Smith was part of an building army that descended on Port Douglas in 1987 chasing work as the town’s construction boom slowly transformed the former fishing village into the five-star resort Mecca it is today.
While looking to make a quick buck and have some fun in the Far North Qld sun, Smith, a 28-year-old Melbournite, was like many other young Victorian workers in FNQ missing his Aussie Rules because it was yet to gain popularity in the Sunshine State.
“There was no Aussie Rules on the telly, nothing on at the pub and I used to get tapes made of (Victorian) games and mates used to come around and watch it.”
The growing audience at Smith’s home of builders and labourers up from Victoria thirsting for southern footy action must have planted a few seeds in his mind.
He approached the Cairns AFL league about his idea that with so many non-Qld Mexicans working in Port Douglas there would be enough players to form an Aussie Rules club.
In December 1988, a meeting was called at the Port Douglas Life Saving Club and about 80 people signed up to start the footy club.
Smith was elected president, Ernie Baxter was vice-president and a five-member committee was formed. Meetings and a player sign-on were held the next month at Baxter’s home which also served as the clubhouse for the next few years.
A month before the Croc’s inaugural season was to begin, president Smith kicked the first goal for the new club by attending a golf skins tournament and sidling up to the biggest businessman at the time in town, the late notorious developer Christopher Skase.
Skase had brought up to Port Douglas some of the world’s best golfers to play a skins tournament on his Mirage golf course and while the Great White Shark, Greg Norman, was lining up his putt at the fifth hole, Smith was lining up Skase.
Most Crocs signed-players worked at Skase’s Sheraton Mirage or on its construction. Skase already owned the Brisbane Bears AFL team so Smith asked the businessman if he would like to also sponsor the local Port Douglas team and got an affirmative answer and $20,000 for his troubles.
First training sessions took place at Reynolds Park on Davidson St.
Council gave approval for club games to be played on the Mossman show ground oval as long as the show society and Mossman Sharks Rugby League Club were not using the oval first.
Before the first pre-season game of 1989 the club held a team bonding session at Cape Tribulation. “An 18-year-old Mackay kid came up with the club song while we were all having a beer sitting on Cape Trib beach and we’re still singing the same song 20 years later,” Smith recalled.
The Crocs made the finals in their first year finishing overall third on the ladder.
To build on the success, the club placed ads in Victorian newspapers during the off-season promoting the abundant available work and laid-back lifestyle on offer for footy players wishing to join the Port Douglas club.

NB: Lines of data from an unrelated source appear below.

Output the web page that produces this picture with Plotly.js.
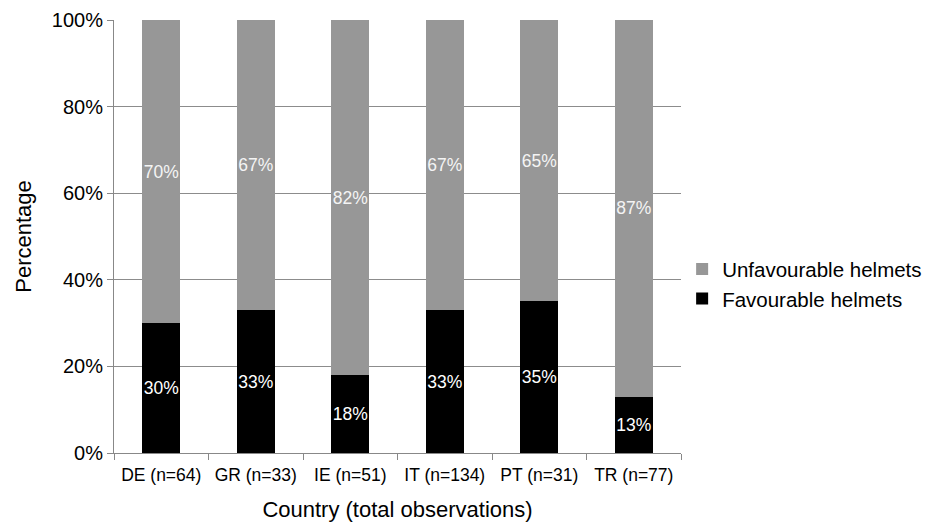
<!DOCTYPE html>
<html><head><meta charset="utf-8">
<script src="https://cdn.plot.ly/plotly-3.0.1.min.js"></script>
<style>html,body{margin:0;padding:0;background:#fff}#c{width:927px;height:522px}</style>
</head><body><div id="c"></div>
<script>
const categories = ["DE (n=64)", "GR (n=33)", "IE (n=51)", "IT (n=134)", "PT (n=31)", "TR (n=77)"];
const favourable = [30, 33, 18, 33, 35, 13];
const unfavourable = [70, 67, 82, 67, 65, 87];
const yTicks = [0, 20, 40, 60, 80, 100];

const font = "Liberation Sans, Arial, sans-serif";
const traces = [
  {type:'bar', name:'Favourable helmets', x:categories, y:favourable,
   marker:{color:'#000000'}, text:favourable.map(v=>v+'%'), textposition:'inside',
   insidetextanchor:'middle', textangle:0, constraintext:'none',
   insidetextfont:{family:font, size:17.5, color:'#ffffff'}, hoverinfo:'skip'},
  {type:'bar', name:'Unfavourable helmets', x:categories, y:unfavourable,
   marker:{color:'#979797'}, text:unfavourable.map(v=>v+'%'), textposition:'inside',
   insidetextanchor:'middle', textangle:0, constraintext:'none',
   insidetextfont:{family:font, size:17.5, color:'#f4f4f4'}, hoverinfo:'skip'}
];
const layout = {
  width:927, height:522, paper_bgcolor:'#fff', plot_bgcolor:'#fff',
  margin:{l:114, r:246, t:20, b:69, autoexpand:false},
  barmode:'stack', bargap:0.6,
  font:{family:font, size:16, color:'#000'},
  xaxis:{type:'category', tickson:'boundaries', ticks:'outside', ticklen:6, tickcolor:'#888',
    showline:true, linecolor:'#888', linewidth:1, showgrid:false, ticklabelstandoff:6, tickangle:0,
    automargin:false,
    tickfont:{size:17.5}, title:{text:'Country (total observations)', font:{size:22}, standoff:17}},
  yaxis:{range:[0,100], tickvals:yTicks, ticktext:yTicks.map(v=>v+'%'), ticks:'outside', ticklen:6, tickcolor:'#888',
    showline:true, linecolor:'#888', linewidth:1, showgrid:true, gridcolor:'#8c8c8c', gridwidth:1,
    automargin:false,
    zeroline:false, tickfont:{size:20}, title:{text:'Percentage', font:{size:22}, standoff:14}},
  legend:{x:1.002, xanchor:'left', y:0.39, yanchor:'middle', traceorder:'reversed',
    font:{size:20.5}, bgcolor:'rgba(0,0,0,0)'},
  showlegend:true
};
Plotly.newPlot('c', traces, layout, {staticPlot:true});
</script></body></html>
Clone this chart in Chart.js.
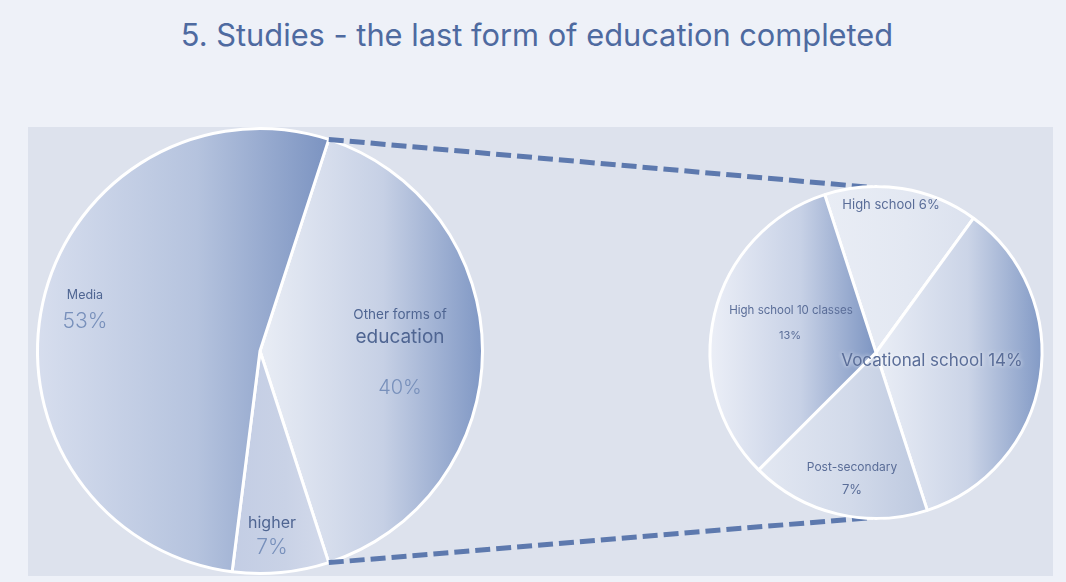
<!DOCTYPE html>
<html>
<head>
<meta charset="utf-8">
<script src="https://cdn.jsdelivr.net/npm/chart.js@4.4.1/dist/chart.umd.min.js"></script>
<style>
    html, body { margin: 0; padding: 0; }
    body {
        width: 1066px; height: 582px; overflow: hidden; position: relative;
        background: #eef1f8; font-family: Inter, 'Noto Sans', sans-serif;
    }
    #titulo {
        position: absolute; top: 16px; left: 4px; width: 1066px;
        text-align: center; font-size: 30.8px; color: #4e6aa0;
    }
    #panel {
        position: absolute; left: 28px; top: 127px; width: 1025px; height: 449px;
        background: #dde2ed;
    }
    canvas { position: absolute; left: 0; top: 0; }
</style>
</head>
<body>
<div id="titulo">5. Studies - the last form of education completed</div>
<div id="panel"></div>
<canvas id="canvasPrincipal" width="1066" height="582"></canvas>
<canvas id="canvasDetalle" width="1066" height="582"></canvas>
<script>
// Pastel principal: el primer sector se desglosa en el pastel de la derecha
const categoriasPrincipal = ['Other forms of\neducation', 'higher', 'Media'];
const valoresPrincipal = [40, 7, 53];

const categoriasDetalle = ['High school', 'Vocational school', 'Post-secondary', 'High school 10 classes'];
const valoresDetalle = [6, 14, 7, 13];

// Degradados horizontales de cada sector (izquierda, centro, derecha)
const coloresPrincipal = [
    ['#e9edf5', '#c6d0e5', '#7f97c4'],
    ['#c3cde4', '#c9d2e6', '#d3daeb'],
    ['#d7deee', '#b5c3de', '#7b93c1']
];
const coloresDetalle = [
    ['#e9edf5', '#e3e8f2', '#dbe1ee'],
    ['#eaeef6', '#cbd4e7', '#8199c5'],
    ['#e3e8f2', '#d2daea', '#bcc8df'],
    ['#eceff7', '#c7d1e6', '#7d95c2']
];

const OSCURO = '#4f6592';
const CLARO = '#7890bb';

// Posición de cada etiqueta respecto al centro del pastel, una entrada por línea
const etiquetasPrincipal = [
    { dx: 140, enLinea: false, lineas: [
        { dy: -36, size: 13.5, color: OSCURO },
        { dy: -14, size: 19, color: OSCURO },
        { dy: 37, size: 20, color: CLARO, peso: 300 }] },
    { dx: 12, enLinea: false, lineas: [
        { dy: 172, size: 16, color: OSCURO },
        { dy: 197, size: 21, color: CLARO, peso: 300 }] },
    { dx: -175, enLinea: false, lineas: [
        { dy: -56, size: 12.5, color: OSCURO },
        { dy: -29, size: 21, color: CLARO, peso: 300 }] }
];
const etiquetasDetalle = [
    { dx: 15, enLinea: true, lineas: [{ dy: -147, size: 13, color: '#5a6d98' }] },
    { dx: 56, enLinea: true, lineas: [{ dy: 8, size: 17, color: '#5a6d98', halo: true }] },
    { dx: -24, enLinea: false, lineas: [
        { dy: 115, size: 12, color: '#5a6d98' },
        { dy: 138, size: 13, color: '#5a6d98' }] },
    { dx: -85, enLinea: false, lineas: [
        { dy: -42, size: 11.5, color: '#5a6d98' },
        { dy: -17, size: 11, color: '#5a6d98', dx: -1 }] }
];

const ROTACION_PRINCIPAL = 18;
const ROTACION_DETALLE = -18;

function gradienteSector(ctx, colores, rotacion) {
    const chart = ctx.chart;
    const area = chart.chartArea;
    if (!area) return colores[1];
    const datos = chart.data.datasets[0].data;
    const total = datos.reduce((a, b) => a + b, 0);
    let acumulado = 0;
    for (let k = 0; k < ctx.dataIndex; k++) acumulado += datos[k];
    const inicio = (rotacion - 90) * Math.PI / 180 + acumulado / total * 2 * Math.PI;
    const fin = inicio + datos[ctx.dataIndex] / total * 2 * Math.PI;
    const cx = (area.left + area.right) / 2;
    const r = Math.min(area.width, area.height) / 2;
    const xs = [cx, cx + r * Math.cos(inicio), cx + r * Math.cos(fin)];
    [0, Math.PI].forEach(a => {
        for (let k = -2; k <= 2; k++) {
            const ang = a + 2 * Math.PI * k;
            if (ang >= inicio && ang <= fin) xs.push(cx + r * Math.cos(ang));
        }
    });
    const g = chart.ctx.createLinearGradient(Math.min(...xs), 0, Math.max(...xs), 0);
    g.addColorStop(0, colores[0]);
    g.addColorStop(0.55, colores[1]);
    g.addColorStop(1, colores[2]);
    return g;
}

function lineasEtiqueta(nombre, valor, enLinea) {
    return enLinea ? [nombre + ' ' + valor + '%'] : [...nombre.split('\n'), valor + '%'];
}

function pluginEtiquetas(categorias, valores, disposicion) {
    return {
        id: 'etiquetas',
        afterDatasetsDraw(chart) {
            const c = chart.ctx;
            const arcos = chart.getDatasetMeta(0).data;
            c.save();
            c.textAlign = 'center';
            c.textBaseline = 'middle';
            arcos.forEach((arco, i) => {
                const conf = disposicion[i];
                const textos = lineasEtiqueta(categorias[i], valores[i], conf.enLinea);
                textos.forEach((t, j) => {
                    const l = conf.lineas[j];
                    const x = arco.x + conf.dx + (l.dx || 0);
                    const y = arco.y + l.dy;
                    c.font = `${l.peso || 400} ${l.size}px Inter, 'Noto Sans', sans-serif`;
                    if (l.halo) {
                        c.shadowColor = 'rgba(255,255,255,0.9)';
                        c.shadowBlur = 4;
                    } else {
                        c.shadowBlur = 0;
                    }
                    c.fillStyle = l.color;
                    c.fillText(t, x, y);
                });
            });
            c.restore();
        }
    };
}

const chartPrincipal = new Chart(document.getElementById('canvasPrincipal'), {
    type: 'pie',
    data: {
        labels: categoriasPrincipal,
        datasets: [{
            data: valoresPrincipal,
            backgroundColor: ctx => gradienteSector(ctx, coloresPrincipal[ctx.dataIndex], ROTACION_PRINCIPAL),
            borderColor: '#ffffff',
            borderWidth: 3
        }]
    },
    options: {
        responsive: false,
        animation: false,
        rotation: ROTACION_PRINCIPAL,
        layout: { padding: { left: 36, right: 582, top: 127, bottom: 7 } },
        plugins: { legend: { display: false }, tooltip: { enabled: false } }
    },
    plugins: [pluginEtiquetas(categoriasPrincipal, valoresPrincipal, etiquetasPrincipal)]
});

// Líneas discontinuas que unen el sector desglosado con el segundo pastel
const pluginConectores = {
    id: 'conectores',
    beforeDatasetsDraw(chart) {
        const origen = chartPrincipal.getDatasetMeta(0).data[0];
        const destino = chart.getDatasetMeta(0).data[0];
        const ro = origen.outerRadius;
        const rd = destino.outerRadius;
        const c = chart.ctx;
        c.save();
        c.strokeStyle = '#5d79ae';
        c.lineWidth = 5;
        c.setLineDash([15, 6]);
        c.beginPath();
        c.moveTo(origen.x + ro * Math.cos(origen.startAngle), origen.y + ro * Math.sin(origen.startAngle));
        c.lineTo(destino.x + 8, destino.y - rd + 2);
        c.moveTo(origen.x + ro * Math.cos(origen.endAngle), origen.y + ro * Math.sin(origen.endAngle));
        c.lineTo(destino.x + 8, destino.y + rd - 2);
        c.stroke();
        c.restore();
    }
};

new Chart(document.getElementById('canvasDetalle'), {
    type: 'pie',
    data: {
        labels: categoriasDetalle,
        datasets: [{
            data: valoresDetalle,
            backgroundColor: ctx => gradienteSector(ctx, coloresDetalle[ctx.dataIndex], ROTACION_DETALLE),
            borderColor: '#ffffff',
            borderWidth: 3
        }]
    },
    options: {
        responsive: false,
        animation: false,
        rotation: ROTACION_DETALLE,
        layout: { padding: { left: 708, right: 22, top: 185, bottom: 62 } },
        plugins: { legend: { display: false }, tooltip: { enabled: false } }
    },
    plugins: [pluginConectores, pluginEtiquetas(categoriasDetalle, valoresDetalle, etiquetasDetalle)]
});
</script>
</body>
</html>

“It just went crazy,” Smith recalled. “I was constantly going back and forth to Cairns airport picking them (new recruits) up.”
Rob Hubbard was appointed captain/coach and in 1990 went one better than the previous year by making the Grand Final but the Crocs were thrashed by Centrals and finished runners-up.
Hubbard stayed on as coach and history was created the following year when the Crocs brought home the premiership flag in only the club’s third year.
The team created a number of sporting records through the 1991 season including twice reaching 400 points in a game.
The title showed that despite the Crocs having basic training facilities, no clubhouse and no home ground; it did have club spirit and passion by the bucket-load.
As could be expected, the celebrations in Port Douglas following the Grand Final were also the stuff of legend.
A club treasure hunt list was drawn up with a variety of unusual items that hunt teams were required to bring back to the Central Hotel which has been the Crocs bar for all but one year of the club’s existence. Police were required to attend to reports of borrowed golf buggies and forklifts being last seen heading in the direction of the Central Hotel.
At one point a Japanese tourist was kidnapped by some burly footballers, placed with the growing pile of treasure items at the Central were she waited half an hour before leaving so her captors could be awarded their points for finding another listed item.
Rod Davison, who is still coaching juniors with the club today, picked up best and fairest player awards at both club and Cairns league levels from 1989 to 1992 seasons.
By 1993 the club had marked their 100th game in the Cairns league but realised it needed to move from the Mossman show grounds and started campaigning to get land donated from council for sporting oval use.
The former Port Douglas rubbish tip in mangrove swamps adjoining the Mirage Marina had been filled with silt during the marina construction and it was decided to use the reclaimed land aside to build the Crocs field of dreams.
The dumped dirt was bulldozed over, 50 Crocs club members and their partners spent weeks pulling out by hand every bit of rock and glass they could find in the soil before an Aboriginal claim on the land stopped any further development for clubrooms.
The club operated out of demountable buildings for dressing sheds and a tarpaulin covered canteen over the next two years until the Aboriginal land claimants dropped their actions.
The Crocs negotiated a $130,000 loan from Cairns AFL and the shell of today’s clubhouse was built within 12 months.